[Begin Supplied material]
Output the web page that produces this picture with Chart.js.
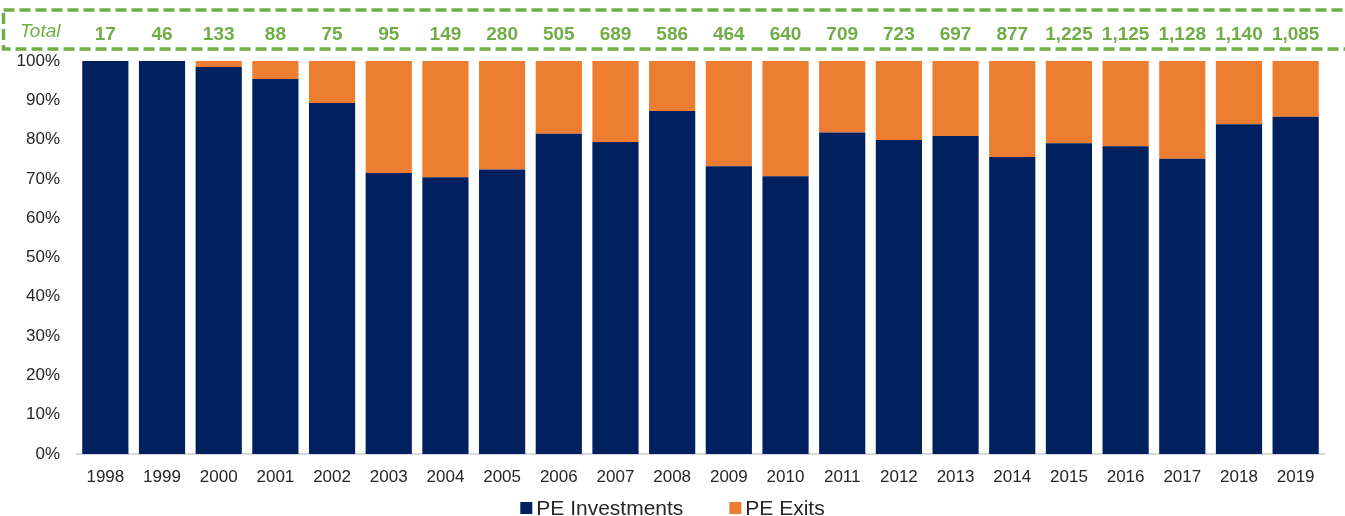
<!DOCTYPE html>
<html>
<head>
<meta charset="utf-8">
<script src="https://cdn.jsdelivr.net/npm/chart.js@4.4.1/dist/chart.umd.min.js"></script>
<style>
  html, body { margin: 0; padding: 0; background: #fff; }
  #wrap { position: relative; width: 1345px; height: 516px; }
</style>
</head>
<body>
<div id="wrap"><canvas id="chart"></canvas></div>
<script>
// Share of PE investments vs exits per year, with deal totals on top
const years = ['1998', '1999', '2000', '2001', '2002', '2003', '2004', '2005', '2006', '2007', '2008',
  '2009', '2010', '2011', '2012', '2013', '2014', '2015', '2016', '2017', '2018', '2019']
const investmentsPct = [100, 100, 98.5, 95.4, 89.3, 71.5, 70.4, 72.4, 81.5, 79.4, 87.3,
  73.2, 70.7, 81.8, 79.9, 80.9, 75.6, 79.1, 78.3, 75.1, 83.9, 85.8]
const exitsPct = [0, 0, 1.5, 4.6, 10.7, 28.5, 29.6, 27.6, 18.5, 20.6, 12.7,
  26.8, 29.3, 18.2, 20.1, 19.1, 24.4, 20.9, 21.7, 24.9, 16.1, 14.2]
const totals = [17, 46, 133, 88, 75, 95, 149, 280, 505, 689, 586,
  464, 640, 709, 723, 697, 877, 1225, 1125, 1128, 1140, 1085]
const yTicks = [0, 10, 20, 30, 40, 50, 60, 70, 80, 90, 100]

const FONT = "'Liberation Sans', Arial, sans-serif"
const GREEN = '#70AD47'

// Draws the dashed "Total" band above the bars
const totalsBand = {
  id: 'totalsBand',
  afterDraw(chart) {
    const ctx = chart.ctx
    const x = chart.scales.x
    ctx.save()
    ctx.strokeStyle = GREEN
    ctx.lineWidth = 3.5
    ctx.setLineDash([11, 5])
    ctx.strokeRect(3.5, 10, 1400, 39)
    ctx.setLineDash([])

    ctx.fillStyle = GREEN
    ctx.textBaseline = 'middle'
    ctx.textAlign = 'left'
    ctx.font = 'italic 19px ' + FONT
    ctx.fillText('Total', 20, 32)

    ctx.textAlign = 'center'
    ctx.font = 'bold 19px ' + FONT
    totals.forEach((t, i) => {
      ctx.fillText(t.toLocaleString('en-US'), x.getPixelForValue(i), 35)
    })
    ctx.restore()
  }
}

// Legend at the bottom: small square, tight gap, wide spacing between items
const bottomLegend = {
  id: 'bottomLegend',
  afterDraw(chart) {
    const ctx = chart.ctx
    const box = 12, boxGap = 4, itemGap = 46, y = 508
    ctx.save()
    ctx.font = '21px ' + FONT
    ctx.textBaseline = 'middle'
    ctx.textAlign = 'left'
    const items = chart.data.datasets.map(ds => ({
      text: ds.label,
      color: ds.backgroundColor,
      width: box + boxGap + ctx.measureText(ds.label).width
    }))
    const total = items.reduce((s, it) => s + it.width, 0) + itemGap * (items.length - 1)
    let x = chart.width / 2 - total / 2
    items.forEach(it => {
      ctx.fillStyle = it.color
      ctx.fillRect(x, y - box / 2, box, box)
      ctx.fillStyle = '#262626'
      ctx.fillText(it.text, x + box + boxGap, y + 1)
      x += it.width + itemGap
    })
    ctx.restore()
  }
}

new Chart(document.getElementById('chart'), {
  type: 'bar',
  data: {
    labels: years,
    datasets: [
      {
        label: 'PE Investments',
        data: investmentsPct,
        backgroundColor: '#002060',
        borderWidth: 0
      },
      {
        label: 'PE Exits',
        data: exitsPct,
        backgroundColor: '#ED7D31',
        borderWidth: 0
      }
    ]
  },
  options: {
    responsive: true,
    maintainAspectRatio: false,
    animation: false,
    layout: {
      padding: { top: 61, right: 21, bottom: 32, left: 0 }
    },
    datasets: {
      bar: {
        categoryPercentage: 1,
        barPercentage: 0.815
      }
    },
    plugins: {
      legend: { display: false },
      tooltip: { enabled: false }
    },
    scales: {
      x: {
        stacked: true,
        grid: { display: false },
        border: { display: true, color: '#D9D9D9', width: 2 },
        ticks: {
          color: '#262626',
          padding: 5,
          maxRotation: 0,
          autoSkip: false,
          font: { family: FONT, size: 17 }
        },
        afterFit(scale) {
          scale.height = 30
        }
      },
      y: {
        stacked: true,
        min: 0,
        max: 100,
        grid: { display: false },
        border: { display: false },
        afterBuildTicks(scale) {
          scale.ticks = yTicks.map(v => ({ value: v }))
        },
        ticks: {
          color: '#262626',
          padding: 9,
          font: { family: FONT, size: 17 },
          callback: function(value) {
            return value + '%'
          }
        },
        afterFit(scale) {
          scale.width = 77
        }
      }
    }
  },
  plugins: [totalsBand, bottomLegend]
})
</script>
</body>
</html>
[End Supplied material]
» What to work on:
Reproduce the full material exactly, excluding the pictures.

» Answer to the problem:
Output the web page that produces this picture with Chart.js.
<!DOCTYPE html>
<html>
<head>
<meta charset="utf-8">
<script src="https://cdn.jsdelivr.net/npm/chart.js@4.4.1/dist/chart.umd.min.js"></script>
<style>
  html, body { margin: 0; padding: 0; background: #fff; }
  #wrap { position: relative; width: 1345px; height: 516px; }
</style>
</head>
<body>
<div id="wrap"><canvas id="chart"></canvas></div>
<script>
// Share of PE investments vs exits per year, with deal totals on top
const years = ['1998', '1999', '2000', '2001', '2002', '2003', '2004', '2005', '2006', '2007', '2008',
  '2009', '2010', '2011', '2012', '2013', '2014', '2015', '2016', '2017', '2018', '2019']
const investmentsPct = [100, 100, 98.5, 95.4, 89.3, 71.5, 70.4, 72.4, 81.5, 79.4, 87.3,
  73.2, 70.7, 81.8, 79.9, 80.9, 75.6, 79.1, 78.3, 75.1, 83.9, 85.8]
const exitsPct = [0, 0, 1.5, 4.6, 10.7, 28.5, 29.6, 27.6, 18.5, 20.6, 12.7,
  26.8, 29.3, 18.2, 20.1, 19.1, 24.4, 20.9, 21.7, 24.9, 16.1, 14.2]
const totals = [17, 46, 133, 88, 75, 95, 149, 280, 505, 689, 586,
  464, 640, 709, 723, 697, 877, 1225, 1125, 1128, 1140, 1085]
const yTicks = [0, 10, 20, 30, 40, 50, 60, 70, 80, 90, 100]

const FONT = "'Liberation Sans', Arial, sans-serif"
const GREEN = '#70AD47'

// Draws the dashed "Total" band above the bars
const totalsBand = {
  id: 'totalsBand',
  afterDraw(chart) {
    const ctx = chart.ctx
    const x = chart.scales.x
    ctx.save()
    ctx.strokeStyle = GREEN
    ctx.lineWidth = 3.5
    ctx.setLineDash([11, 5])
    ctx.strokeRect(3.5, 10, 1400, 39)
    ctx.setLineDash([])

    ctx.fillStyle = GREEN
    ctx.textBaseline = 'middle'
    ctx.textAlign = 'left'
    ctx.font = 'italic 19px ' + FONT
    ctx.fillText('Total', 20, 32)

    ctx.textAlign = 'center'
    ctx.font = 'bold 19px ' + FONT
    totals.forEach((t, i) => {
      ctx.fillText(t.toLocaleString('en-US'), x.getPixelForValue(i), 35)
    })
    ctx.restore()
  }
}

// Legend at the bottom: small square, tight gap, wide spacing between items
const bottomLegend = {
  id: 'bottomLegend',
  afterDraw(chart) {
    const ctx = chart.ctx
    const box = 12, boxGap = 4, itemGap = 46, y = 508
    ctx.save()
    ctx.font = '21px ' + FONT
    ctx.textBaseline = 'middle'
    ctx.textAlign = 'left'
    const items = chart.data.datasets.map(ds => ({
      text: ds.label,
      color: ds.backgroundColor,
      width: box + boxGap + ctx.measureText(ds.label).width
    }))
    const total = items.reduce((s, it) => s + it.width, 0) + itemGap * (items.length - 1)
    let x = chart.width / 2 - total / 2
    items.forEach(it => {
      ctx.fillStyle = it.color
      ctx.fillRect(x, y - box / 2, box, box)
      ctx.fillStyle = '#262626'
      ctx.fillText(it.text, x + box + boxGap, y + 1)
      x += it.width + itemGap
    })
    ctx.restore()
  }
}

new Chart(document.getElementById('chart'), {
  type: 'bar',
  data: {
    labels: years,
    datasets: [
      {
        label: 'PE Investments',
        data: investmentsPct,
        backgroundColor: '#002060',
        borderWidth: 0
      },
      {
        label: 'PE Exits',
        data: exitsPct,
        backgroundColor: '#ED7D31',
        borderWidth: 0
      }
    ]
  },
  options: {
    responsive: true,
    maintainAspectRatio: false,
    animation: false,
    layout: {
      padding: { top: 61, right: 21, bottom: 32, left: 0 }
    },
    datasets: {
      bar: {
        categoryPercentage: 1,
        barPercentage: 0.815
      }
    },
    plugins: {
      legend: { display: false },
      tooltip: { enabled: false }
    },
    scales: {
      x: {
        stacked: true,
        grid: { display: false },
        border: { display: true, color: '#D9D9D9', width: 2 },
        ticks: {
          color: '#262626',
          padding: 5,
          maxRotation: 0,
          autoSkip: false,
          font: { family: FONT, size: 17 }
        },
        afterFit(scale) {
          scale.height = 30
        }
      },
      y: {
        stacked: true,
        min: 0,
        max: 100,
        grid: { display: false },
        border: { display: false },
        afterBuildTicks(scale) {
          scale.ticks = yTicks.map(v => ({ value: v }))
        },
        ticks: {
          color: '#262626',
          padding: 9,
          font: { family: FONT, size: 17 },
          callback: function(value) {
            return value + '%'
          }
        },
        afterFit(scale) {
          scale.width = 77
        }
      }
    }
  },
  plugins: [totalsBand, bottomLegend]
})
</script>
</body>
</html>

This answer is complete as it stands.